++++ RECORDED INFORMATION

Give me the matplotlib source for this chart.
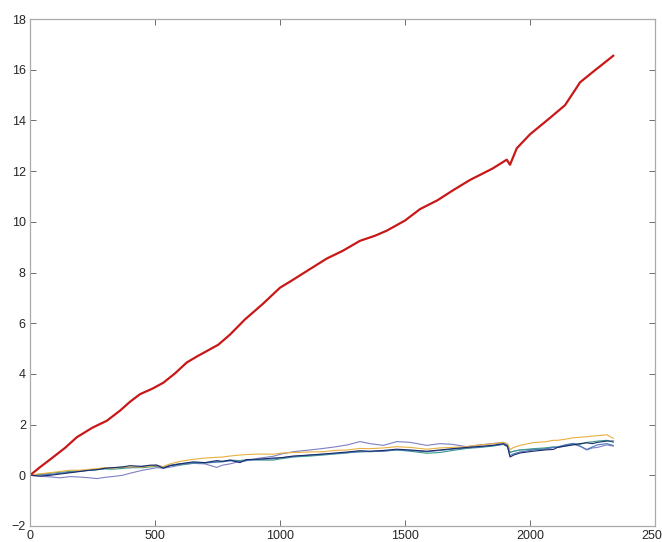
import numpy as np
import matplotlib
matplotlib.use('Agg')
import matplotlib.pyplot as plt

plt.rcParams['font.family'] = ['Liberation Sans', 'DejaVu Sans']

# red series (large cumulative)
red_x = [0, 40, 93, 140, 187, 250, 307, 360, 400, 440, 490, 533, 580, 627, 670, 707, 753,
         800, 840, 860, 930, 1000, 1050, 1090, 1187, 1250, 1320, 1380, 1427, 1500, 1560,
         1630, 1693, 1760, 1850, 1907, 1920, 1947, 2000, 2080, 2140, 2187, 2200, 2250, 2333]
red_y = [0, 0.32, 0.72, 1.08, 1.5, 1.88, 2.15, 2.55, 2.9, 3.2, 3.42, 3.65, 4.02, 4.45,
         4.7, 4.9, 5.15, 5.55, 5.95, 6.15, 6.75, 7.4, 7.7, 7.95, 8.55, 8.85, 9.25, 9.45,
         9.65, 10.05, 10.5, 10.85, 11.25, 11.65, 12.1, 12.45, 12.25, 12.9, 13.45, 14.1,
         14.6, 15.3, 15.5, 15.9, 16.55]

# small series
small_x = [0, 40, 80, 120, 160, 200, 240, 267, 300, 330,
           370, 400, 450, 480, 507, 533, 560, 600, 653, 700,
           747, 770, 800, 840, 867, 920, 973, 1010, 1053, 1120,
           1173, 1220, 1270, 1320, 1360, 1413, 1467, 1520, 1587, 1640,
           1690, 1747, 1800, 1850, 1893, 1910, 1920, 1935, 1960, 2013,
           2060, 2093, 2110, 2140, 2173, 2200, 2227, 2250, 2270, 2307, 2333]
orange = [0, 0.06, 0.1, 0.15, 0.2, 0.2, 0.24, 0.26, 0.3, 0.28,
          0.32, 0.33, 0.33, 0.36, 0.38, 0.35, 0.45, 0.55, 0.63, 0.68,
          0.71, 0.72, 0.76, 0.8, 0.82, 0.84, 0.83, 0.88, 0.9, 0.92,
          0.93, 0.98, 1.0, 1.06, 1.05, 1.08, 1.13, 1.1, 1.03, 1.08,
          1.1, 1.13, 1.2, 1.24, 1.3, 1.25, 1.02, 1.1, 1.18, 1.29,
          1.32, 1.38, 1.38, 1.42, 1.48, 1.5, 1.52, 1.55, 1.56, 1.6, 1.46]
teal = [0, 0.04, 0.08, 0.12, 0.15, 0.18, 0.2, 0.22, 0.25, 0.24,
        0.27, 0.3, 0.3, 0.33, 0.35, 0.3, 0.38, 0.42, 0.48, 0.5,
        0.53, 0.55, 0.6, 0.58, 0.62, 0.6, 0.6, 0.66, 0.72, 0.76,
        0.8, 0.84, 0.88, 0.95, 0.93, 0.96, 1.0, 0.95, 0.87, 0.9,
        0.98, 1.06, 1.1, 1.15, 1.22, 1.18, 0.9, 0.95, 1.0, 1.05,
        1.08, 1.12, 1.1, 1.18, 1.25, 1.22, 1.3, 1.32, 1.35, 1.38, 1.3]
navy = [0, -0.03, 0.0, 0.05, 0.1, 0.15, 0.2, 0.22, 0.28, 0.3,
        0.33, 0.38, 0.35, 0.4, 0.4, 0.28, 0.38, 0.45, 0.53, 0.5,
        0.58, 0.55, 0.6, 0.5, 0.62, 0.64, 0.68, 0.7, 0.76, 0.8,
        0.84, 0.88, 0.92, 0.97, 0.95, 0.98, 1.03, 1.0, 0.95, 1.0,
        1.05, 1.1, 1.14, 1.18, 1.25, 1.15, 0.72, 0.8, 0.88, 0.95,
        1.0, 1.02, 1.1, 1.15, 1.2, 1.25, 1.28, 1.25, 1.3, 1.35, 1.35]
blue = [0, 0.02, 0.03, 0.08, 0.12, 0.16, 0.2, 0.24, 0.27, 0.3,
        0.32, 0.3, 0.36, 0.38, 0.4, 0.32, 0.4, 0.46, 0.5, 0.48,
        0.52, 0.53, 0.57, 0.55, 0.58, 0.63, 0.65, 0.7, 0.74, 0.8,
        0.83, 0.86, 0.9, 0.92, 0.94, 0.95, 1.0, 0.98, 0.93, 0.98,
        1.03, 1.08, 1.12, 1.17, 1.22, 1.12, 0.78, 0.85, 0.92, 1.0,
        1.03, 1.1, 1.12, 1.2, 1.26, 1.15, 1.02, 1.12, 1.2, 1.25, 1.18]
purple = [0, -0.04, -0.06, -0.1, -0.05, -0.07, -0.1, -0.13, -0.08, -0.05,
          0.0, 0.08, 0.2, 0.25, 0.3, 0.28, 0.32, 0.4, 0.47, 0.45,
          0.31, 0.4, 0.45, 0.55, 0.58, 0.68, 0.75, 0.85, 0.93, 1.0,
          1.06, 1.12, 1.2, 1.33, 1.25, 1.18, 1.33, 1.3, 1.18, 1.25,
          1.22, 1.13, 1.2, 1.25, 1.3, 1.2, 0.9, 0.95, 1.0, 1.02,
          1.05, 1.1, 1.1, 1.15, 1.22, 1.15, 1.0, 1.08, 1.1, 1.2, 1.15]

fig = plt.figure(figsize=(6.62, 5.42), dpi=100)
ax = fig.add_axes([30 / 662, 16 / 542, 625 / 662, 507 / 542])

ax.plot(small_x, purple, color='#7f7fc4', lw=0.8)
ax.plot(small_x, teal, color='#3a9a8a', lw=0.8)
ax.plot(small_x, blue, color='#4a78b8', lw=0.8)
ax.plot(small_x, orange, color='#e8b040', lw=0.8)
ax.plot(small_x, navy, color='#1c2b6b', lw=0.8)
ax.plot(red_x, red_y, color='#c81818', lw=1.6)

ax.set_xlim(0, 2500)
ax.set_ylim(-2, 18)
ax.set_xticks(np.arange(0, 2501, 500))
ax.set_yticks(np.arange(-2, 19, 2))
ax.tick_params(direction='in', length=4, width=0.6, color='#555555', labelcolor='#262626',
               labelsize=9, top=True, right=True, pad=3)
for s in ax.spines.values():
    s.set_color('#aaaaaa')
    s.set_linewidth(0.9)

fig.savefig('out.png', dpi=100)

++++++++

Restate exactly, please, only the lines between the start of the data and the line containing "plt.rcParams['font.family'] = ['Liberation", both ends included, skipping the pictures.

> _CORRECT ANSWER_
Give me the matplotlib source for this chart.
import numpy as np
import matplotlib
matplotlib.use('Agg')
import matplotlib.pyplot as plt

plt.rcParams['font.family'] = ['Liberation Sans', 'DejaVu Sans']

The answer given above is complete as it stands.